The fit of the medium jersey, while slim, is hardly snug on my 6′, 145lb frame. The sleeves are on the long side, “for extra comfort on the bike and casual look off the bike,” and the hem is generously low in the back. Thin to average riders who are between sizes should certainly size down. My first ride in the Colomba was a 60-miler with friends, with a 65 degree start and 80-ish degree finish. Honestly, I was worried that I might re-live my past wool experiences with saggy pockets, cold descents and hot climbs. With a few caveats, I have to say that the Peace Race handily exceeded my expectations, not just for wool, but for jerseys in general.

Not having washed the jersey beforehand, that first ride in the Peace Race was a bit itchy, though far from unbearable. The jersey felt great for an early morning roll-out along the Rio Grande and attracted more than its fair share of glances from the fairer sex. Climbing from the wooded valley out of the city and on to a sunny mesa, the Smartwool fabric warmed quickly but surprisingly seemed to equilibrate and, while warm, never get uncomfortably hot. The front zipper, which stops an inch or so shy of the upper red band, would have been nice had it been at least that much longer- but ventilation was adequate (other Colomba jerseys look to have longer front zippers). In the midday sun, the jersey worked just fine- not the coolest I’ve ridden, but certainly no worse than heavier synthetics.

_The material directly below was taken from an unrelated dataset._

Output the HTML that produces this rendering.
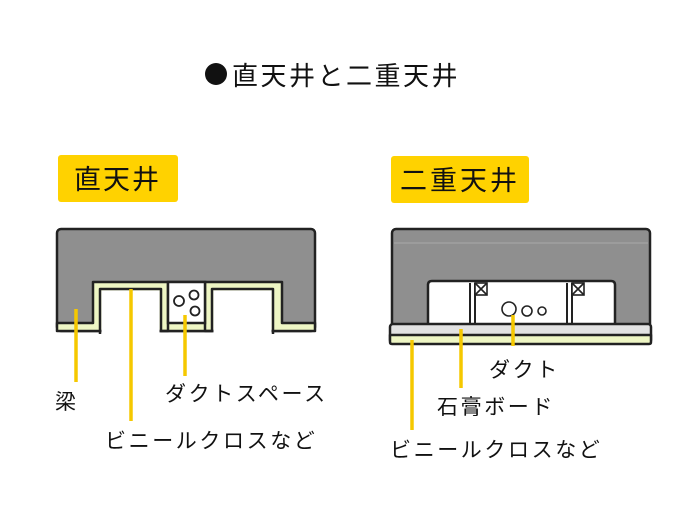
<!DOCTYPE html>
<html><head><meta charset="utf-8"><style>
html,body{margin:0;padding:0;background:#fff}
svg text{font-family:"Liberation Sans","Noto Sans CJK JP",sans-serif;fill:#111}
</style></head><body>
<svg width="700" height="517" viewBox="0 0 700 517" xmlns="http://www.w3.org/2000/svg">
<rect width="700" height="517" fill="#fff"/>
<circle cx="216" cy="74" r="11" fill="#111"/>
<text x="232" y="85" font-size="26" letter-spacing="2.5">直天井と二重天井</text>
<rect x="58" y="155" width="120" height="47" rx="3" fill="#ffd200"/>
<text x="74" y="189" font-size="27" letter-spacing="2">直天井</text>
<rect x="391" y="156" width="138" height="47" rx="3" fill="#ffd200"/>
<text x="400" y="190" font-size="27" letter-spacing="3">二重天井</text>

<!-- left -->
<g stroke="#222" stroke-width="2.5" stroke-linejoin="round">
<rect x="57" y="229" width="258" height="102" rx="4" fill="#8f8f8f"/>
<path d="M57 323 H93 V282 H282 V323 H315 V331 H57 Z" fill="#eef6c4"/>
<path d="M100 334 V289 H161 V331 H168 V282 M205 282 V331 H212 V289 H273 V334" fill="none"/>
</g>
<rect x="101.5" y="290.5" width="58" height="45" fill="#fff"/>
<rect x="213.5" y="290.5" width="58" height="45" fill="#fff"/>
<rect x="168" y="282" width="37" height="41" fill="#fff" stroke="#222" stroke-width="2.5"/>
<g fill="none" stroke="#222" stroke-width="1.8">
<circle cx="179" cy="301" r="5"/><circle cx="194" cy="295" r="4.5"/><circle cx="195" cy="311" r="4.5"/>
</g>

<!-- right -->
<g stroke="#222" stroke-width="2.5" stroke-linejoin="round">
<rect x="392" y="229" width="258" height="100" rx="4" fill="#8f8f8f"/>
<path d="M428 325 V285 Q428 281 432 281 H611 Q615 281 615 285 V325 Z" fill="#fff"/>
<rect x="390" y="324" width="261" height="19" rx="3" fill="#e2e2e2"/>
<path d="M390 335 H651 V342 Q651 344 649 344 H392 Q390 344 390 342 Z" fill="#eef6c4"/>
</g>
<line x1="394" y1="243" x2="648" y2="243" stroke="#a8a8a8" stroke-width="1"/>
<g stroke="#222" stroke-width="2">
<line x1="470" y1="283" x2="470" y2="323"/><line x1="475" y1="283" x2="475" y2="323"/>
<line x1="567" y1="283" x2="567" y2="323"/><line x1="572" y1="283" x2="572" y2="323"/>
</g>
<g stroke="#fff" stroke-width="2" stroke-dasharray="2 3">
<line x1="472.5" y1="285" x2="472.5" y2="322"/><line x1="569.5" y1="285" x2="569.5" y2="322"/>
</g>
<g fill="#fff" stroke="#222" stroke-width="1.6">
<rect x="475" y="283" width="12" height="12"/><path d="M475 283 L487 295 M487 283 L475 295"/>
<rect x="572" y="283" width="12" height="12"/><path d="M572 283 L584 295 M584 283 L572 295"/>
<circle cx="509" cy="309" r="7"/><circle cx="527" cy="311" r="5"/><circle cx="542" cy="311" r="4"/>
</g>

<!-- leaders -->
<g stroke="#f5c800" stroke-width="3.5">
<line x1="76" y1="309" x2="76" y2="382"/>
<line x1="131" y1="289" x2="131" y2="421"/>
<line x1="185" y1="315" x2="185" y2="376"/>
<line x1="412" y1="340" x2="412" y2="430"/>
<line x1="461" y1="329" x2="461" y2="388"/>
<line x1="513" y1="315" x2="513" y2="346"/>
</g>
<g font-size="21" letter-spacing="2.6">
<text x="55" y="409">梁</text>
<text x="165" y="401">ダクトスペース</text>
<text x="105" y="448">ビニールクロスなど</text>
<text x="489" y="377">ダクト</text>
<text x="437" y="414">石膏ボード</text>
<text x="390" y="457">ビニールクロスなど</text>
</g>
</svg>
</body></html>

As much as I love the look and construction of the Peace Race, I’ve noticed a few opportunities for improvement. While I might be able to go down a size, smaller arm opening would be more flattering to most spindly-armed cyclists, and the hem could do with having an inch or two removed (I haven’t mistakenly tossed mine in the dryer- yet). As cool as the separate pieces of fabric are for each the red and cream stripes, they make for quite a few seams in the nipular region. Riders with sensitive teats will no doubt find the boys angry by the end of a few hours’ riding. Similarly, I sometimes noticed itching from the seams in the upper back (especially with the pockets loaded with a day’s provisions). Wearing bibs, the irritation was greatly reduced, but its worth noting for those who prefer shorts. Colomba might do well (and save a bit of work) by printing the red stripes at the same time and in the same manner as the logo, reducing a couple of seams and the irritation they can cause.  The company’s appropriately named “Black Jersey” has a simpler construction that gives up some of the Peace Race’s visual appeal but might be more comfortable for some.

Since its first ride, the Peace Race has become a spring and fall staple.  It is especially well matched, warmth-wise to arm warmers, which helps extend the jersey’s comfort range down into the 50s, even without a base layer. Wool fans may argue for the material’s wide comfort range, but the Colomba is a tightly-knit, dense jersey so I really do prefer something a bit cooler when temperatures reach above 70 or so.  Combined with a long-sleeved base layer, I wear the Peace Race well into the winter- no other jersey I own has the ability to keep my core warmer under a light jacket.

The Peace Race’s GBP59 (about US$95) isn’t exactly cheap, but it is around 1/4  less expensive than any other good-quality wool jersey I’ve worn.  Happily, it is also the best made and most stylish I’ve ridden.  The look of the Peace Race may not be for everyone.  Those who can pull it off, however, will be rewarded with the best wool jersey that I have come across.